A summer field school from the University of Nevada, Reno's Department of Anthropology is excavating in an area of the Barbary Coast that called the western uphill side on South C Street home in the 1860s and 1870s.

"I think that the perception that all of Virginia City was vice and violence is simply wrong, but it's a very popular misconception," said State Historic Preservation Officer Ron James, whose agency is providing federal funds to support the project.

Though Virginia City's well-known red light district was on D Street, James said D Street was also the entertainment district and housed alongside the brothels and cribs "a very fine theater" and a comedy club, among other reputable business.

The worst of the worst, however, happened in the Barbary Coast, which enjoyed a questionable heyday that ended with the opening of the Fourth Ward School in 1877.

When Virginia City students had to walk past the wickedness that the Barbary Coast fostered, parents became outraged, and thereafter police raids in Virginia City's seedy part of town became commonplace.

"The Barbary Coast was simply dangerous. There was prostitution and child prostitution and drugs. It was just really pretty bad," James said.

James said because the area was the poor part of town, the architecture did not stand the passage of time. Few ruins remain. Pastel-painted cottages stand on the site nearest to where 15 undergraduate and graduate students are surveying, moved there from American Flats in the 1920s.

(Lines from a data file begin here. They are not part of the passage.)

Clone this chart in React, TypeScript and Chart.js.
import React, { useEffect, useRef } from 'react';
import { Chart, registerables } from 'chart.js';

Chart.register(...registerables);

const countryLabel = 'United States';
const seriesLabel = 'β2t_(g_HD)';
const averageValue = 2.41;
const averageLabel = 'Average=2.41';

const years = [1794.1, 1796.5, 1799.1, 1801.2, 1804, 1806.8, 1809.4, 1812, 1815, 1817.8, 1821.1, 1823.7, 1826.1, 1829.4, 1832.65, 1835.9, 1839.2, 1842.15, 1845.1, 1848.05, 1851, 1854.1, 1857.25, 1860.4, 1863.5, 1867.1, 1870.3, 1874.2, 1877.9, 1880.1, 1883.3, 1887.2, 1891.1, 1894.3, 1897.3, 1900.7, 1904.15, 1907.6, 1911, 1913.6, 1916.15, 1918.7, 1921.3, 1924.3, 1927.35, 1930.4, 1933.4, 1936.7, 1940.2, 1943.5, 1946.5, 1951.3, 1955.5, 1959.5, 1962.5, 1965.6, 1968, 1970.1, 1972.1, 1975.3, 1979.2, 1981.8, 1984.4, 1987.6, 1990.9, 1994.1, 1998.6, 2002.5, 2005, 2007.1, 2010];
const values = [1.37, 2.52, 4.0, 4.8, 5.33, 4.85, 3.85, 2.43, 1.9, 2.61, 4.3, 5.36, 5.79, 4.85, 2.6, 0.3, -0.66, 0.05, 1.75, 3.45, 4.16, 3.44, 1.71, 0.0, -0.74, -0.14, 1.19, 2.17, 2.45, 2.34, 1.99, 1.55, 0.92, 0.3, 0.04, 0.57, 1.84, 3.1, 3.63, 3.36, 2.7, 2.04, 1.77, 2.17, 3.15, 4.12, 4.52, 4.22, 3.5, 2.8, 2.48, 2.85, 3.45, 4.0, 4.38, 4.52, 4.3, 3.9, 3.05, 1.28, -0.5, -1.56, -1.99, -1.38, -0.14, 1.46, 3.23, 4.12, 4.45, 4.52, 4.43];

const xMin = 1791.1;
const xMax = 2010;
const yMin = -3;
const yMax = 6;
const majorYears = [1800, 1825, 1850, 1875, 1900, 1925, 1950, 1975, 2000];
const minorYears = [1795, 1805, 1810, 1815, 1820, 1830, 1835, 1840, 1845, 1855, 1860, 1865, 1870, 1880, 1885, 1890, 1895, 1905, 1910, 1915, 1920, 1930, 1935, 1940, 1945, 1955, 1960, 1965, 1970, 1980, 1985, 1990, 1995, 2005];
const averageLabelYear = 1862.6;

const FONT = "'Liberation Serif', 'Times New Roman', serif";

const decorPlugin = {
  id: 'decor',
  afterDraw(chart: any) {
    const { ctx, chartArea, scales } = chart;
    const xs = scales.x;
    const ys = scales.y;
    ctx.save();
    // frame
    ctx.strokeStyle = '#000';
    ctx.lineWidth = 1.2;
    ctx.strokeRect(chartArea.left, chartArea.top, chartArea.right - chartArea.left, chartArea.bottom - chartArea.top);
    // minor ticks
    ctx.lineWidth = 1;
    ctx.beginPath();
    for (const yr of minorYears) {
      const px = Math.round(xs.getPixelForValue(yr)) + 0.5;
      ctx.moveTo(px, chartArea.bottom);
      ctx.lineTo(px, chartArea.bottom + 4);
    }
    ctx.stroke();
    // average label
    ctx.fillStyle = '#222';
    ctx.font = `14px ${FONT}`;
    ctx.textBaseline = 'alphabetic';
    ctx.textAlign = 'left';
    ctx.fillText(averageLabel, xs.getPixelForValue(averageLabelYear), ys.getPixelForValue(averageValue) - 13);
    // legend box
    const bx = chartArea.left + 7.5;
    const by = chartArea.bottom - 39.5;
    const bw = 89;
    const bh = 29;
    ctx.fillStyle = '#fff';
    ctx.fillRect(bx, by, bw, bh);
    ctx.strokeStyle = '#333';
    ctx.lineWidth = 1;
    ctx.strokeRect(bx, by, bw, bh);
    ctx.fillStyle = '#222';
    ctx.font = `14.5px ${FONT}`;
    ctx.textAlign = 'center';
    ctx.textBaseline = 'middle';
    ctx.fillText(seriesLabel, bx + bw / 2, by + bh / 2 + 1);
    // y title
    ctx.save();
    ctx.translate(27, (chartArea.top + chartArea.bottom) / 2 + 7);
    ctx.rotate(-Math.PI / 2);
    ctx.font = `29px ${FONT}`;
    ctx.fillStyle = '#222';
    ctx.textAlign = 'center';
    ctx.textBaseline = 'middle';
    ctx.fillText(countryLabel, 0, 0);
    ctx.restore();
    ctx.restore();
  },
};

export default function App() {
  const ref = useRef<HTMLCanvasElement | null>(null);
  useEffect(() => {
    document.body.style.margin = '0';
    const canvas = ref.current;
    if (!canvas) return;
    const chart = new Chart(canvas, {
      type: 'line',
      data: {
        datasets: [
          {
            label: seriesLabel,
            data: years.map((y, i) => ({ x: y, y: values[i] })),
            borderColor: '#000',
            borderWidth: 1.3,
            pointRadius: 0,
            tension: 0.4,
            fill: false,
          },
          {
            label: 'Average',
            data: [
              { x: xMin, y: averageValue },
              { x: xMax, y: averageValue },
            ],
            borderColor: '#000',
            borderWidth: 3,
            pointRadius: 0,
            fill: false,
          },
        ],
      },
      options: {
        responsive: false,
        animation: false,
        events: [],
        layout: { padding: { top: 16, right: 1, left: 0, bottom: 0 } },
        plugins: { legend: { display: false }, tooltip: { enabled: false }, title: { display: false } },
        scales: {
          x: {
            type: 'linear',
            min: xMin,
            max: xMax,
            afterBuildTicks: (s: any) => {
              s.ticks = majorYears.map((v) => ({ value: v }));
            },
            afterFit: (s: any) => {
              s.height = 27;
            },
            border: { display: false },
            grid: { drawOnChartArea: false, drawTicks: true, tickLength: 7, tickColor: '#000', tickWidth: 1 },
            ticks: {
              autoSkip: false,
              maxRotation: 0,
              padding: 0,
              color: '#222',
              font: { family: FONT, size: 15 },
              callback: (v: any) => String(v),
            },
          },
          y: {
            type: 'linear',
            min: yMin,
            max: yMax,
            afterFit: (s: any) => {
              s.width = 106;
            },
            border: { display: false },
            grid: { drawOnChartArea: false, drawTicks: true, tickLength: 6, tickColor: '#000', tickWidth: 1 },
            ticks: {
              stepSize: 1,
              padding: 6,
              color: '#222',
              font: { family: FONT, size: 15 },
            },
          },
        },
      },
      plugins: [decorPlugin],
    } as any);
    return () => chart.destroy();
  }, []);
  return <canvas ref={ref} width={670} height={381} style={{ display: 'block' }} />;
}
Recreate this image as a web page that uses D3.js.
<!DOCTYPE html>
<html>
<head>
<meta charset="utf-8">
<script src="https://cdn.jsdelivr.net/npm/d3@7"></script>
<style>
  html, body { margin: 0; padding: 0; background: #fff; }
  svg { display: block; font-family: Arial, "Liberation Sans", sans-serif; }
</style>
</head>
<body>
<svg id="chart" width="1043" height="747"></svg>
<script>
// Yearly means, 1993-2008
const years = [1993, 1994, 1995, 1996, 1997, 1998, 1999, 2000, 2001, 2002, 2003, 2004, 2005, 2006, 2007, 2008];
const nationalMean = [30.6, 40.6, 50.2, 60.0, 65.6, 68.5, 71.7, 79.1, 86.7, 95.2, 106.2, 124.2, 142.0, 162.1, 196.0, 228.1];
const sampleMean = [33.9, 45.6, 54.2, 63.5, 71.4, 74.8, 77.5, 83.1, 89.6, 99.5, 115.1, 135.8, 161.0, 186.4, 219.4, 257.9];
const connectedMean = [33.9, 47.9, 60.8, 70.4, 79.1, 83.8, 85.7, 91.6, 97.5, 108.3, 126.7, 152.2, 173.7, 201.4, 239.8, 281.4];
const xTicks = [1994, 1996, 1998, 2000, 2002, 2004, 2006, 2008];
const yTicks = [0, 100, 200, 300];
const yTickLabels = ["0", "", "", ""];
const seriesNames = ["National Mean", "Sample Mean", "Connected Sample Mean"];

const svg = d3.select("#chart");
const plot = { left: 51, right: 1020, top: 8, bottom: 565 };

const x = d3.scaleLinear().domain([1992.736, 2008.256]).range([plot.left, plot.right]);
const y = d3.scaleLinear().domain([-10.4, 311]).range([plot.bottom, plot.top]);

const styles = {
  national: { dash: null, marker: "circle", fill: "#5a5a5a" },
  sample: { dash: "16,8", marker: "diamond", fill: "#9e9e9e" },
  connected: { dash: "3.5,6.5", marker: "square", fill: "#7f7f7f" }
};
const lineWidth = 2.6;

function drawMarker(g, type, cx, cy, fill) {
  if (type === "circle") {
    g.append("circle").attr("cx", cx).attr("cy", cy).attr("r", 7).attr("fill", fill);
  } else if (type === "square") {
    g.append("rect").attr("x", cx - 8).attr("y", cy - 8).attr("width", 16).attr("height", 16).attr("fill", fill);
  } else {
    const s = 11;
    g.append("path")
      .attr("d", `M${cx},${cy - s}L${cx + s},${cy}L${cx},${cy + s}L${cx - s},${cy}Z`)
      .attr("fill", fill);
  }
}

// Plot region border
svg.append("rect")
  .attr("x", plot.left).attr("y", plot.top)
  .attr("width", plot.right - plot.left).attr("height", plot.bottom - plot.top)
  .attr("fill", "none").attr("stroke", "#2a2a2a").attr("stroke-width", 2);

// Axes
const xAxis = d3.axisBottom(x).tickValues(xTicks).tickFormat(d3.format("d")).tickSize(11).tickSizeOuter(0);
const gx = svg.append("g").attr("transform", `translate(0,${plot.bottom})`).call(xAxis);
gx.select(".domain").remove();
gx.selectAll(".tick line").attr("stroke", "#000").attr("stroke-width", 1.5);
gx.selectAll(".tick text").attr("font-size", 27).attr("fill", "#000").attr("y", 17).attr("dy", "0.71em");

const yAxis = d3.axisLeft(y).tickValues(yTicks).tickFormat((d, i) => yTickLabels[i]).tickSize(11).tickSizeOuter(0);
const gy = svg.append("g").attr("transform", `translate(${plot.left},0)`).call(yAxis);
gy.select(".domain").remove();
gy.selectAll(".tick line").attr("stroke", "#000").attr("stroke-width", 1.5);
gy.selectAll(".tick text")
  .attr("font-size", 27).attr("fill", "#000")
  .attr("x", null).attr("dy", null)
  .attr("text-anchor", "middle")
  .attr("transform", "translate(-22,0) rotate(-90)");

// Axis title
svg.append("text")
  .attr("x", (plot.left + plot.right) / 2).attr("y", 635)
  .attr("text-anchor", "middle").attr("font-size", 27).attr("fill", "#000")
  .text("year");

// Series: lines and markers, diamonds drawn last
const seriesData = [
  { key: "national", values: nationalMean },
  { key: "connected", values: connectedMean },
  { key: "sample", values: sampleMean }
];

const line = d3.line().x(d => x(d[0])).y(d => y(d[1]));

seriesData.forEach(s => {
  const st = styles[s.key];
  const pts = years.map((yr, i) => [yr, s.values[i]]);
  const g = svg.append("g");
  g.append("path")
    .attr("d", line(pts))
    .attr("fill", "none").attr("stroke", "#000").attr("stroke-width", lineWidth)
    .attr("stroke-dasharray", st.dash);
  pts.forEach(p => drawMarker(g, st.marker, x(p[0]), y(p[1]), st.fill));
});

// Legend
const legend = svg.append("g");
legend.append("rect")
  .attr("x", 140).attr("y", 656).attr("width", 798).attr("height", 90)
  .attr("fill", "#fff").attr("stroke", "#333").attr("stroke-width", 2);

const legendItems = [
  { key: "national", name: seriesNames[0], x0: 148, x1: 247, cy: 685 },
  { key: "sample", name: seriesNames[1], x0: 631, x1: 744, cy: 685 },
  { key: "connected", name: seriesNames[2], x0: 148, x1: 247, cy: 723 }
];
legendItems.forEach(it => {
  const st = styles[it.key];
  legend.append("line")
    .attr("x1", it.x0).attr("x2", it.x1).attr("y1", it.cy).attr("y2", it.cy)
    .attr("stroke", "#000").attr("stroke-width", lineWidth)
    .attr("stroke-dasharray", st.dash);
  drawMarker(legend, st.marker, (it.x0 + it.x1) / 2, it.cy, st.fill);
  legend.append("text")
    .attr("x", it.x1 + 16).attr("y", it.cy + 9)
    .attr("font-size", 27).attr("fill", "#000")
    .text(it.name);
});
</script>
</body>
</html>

The site is owned by Ron Gallagher, a Virginia City native and retired history teacher.

Archaeologists could return to the site next summer, James said, depending on what is recovered in the two-week dig of the Barbary Coast. The value of any artifacts could take weeks and even months to come to light.

"There will be a lot of discoveries that happen right there in the field. But when it comes right down to it, most of the discoveries are made in the lab," he said. "For every hour spent in the field you can expect to spend at least 25 weeks in the lab. And we have 15 people digging out there, we'll be lucky to have three people in the lab. It's a very long process."

The public is welcome to observe the dig and volunteers can take part in piecing together Virginia City's history Monday through Friday between 9 a.m. and 3:30 p.m. After hours and on over the weekend, the area will be under police protection. Theft of artifacts from private property is both a state and federal crime, said James.

The survey will continue through Friday when the class will move on to other sites yet to be announced.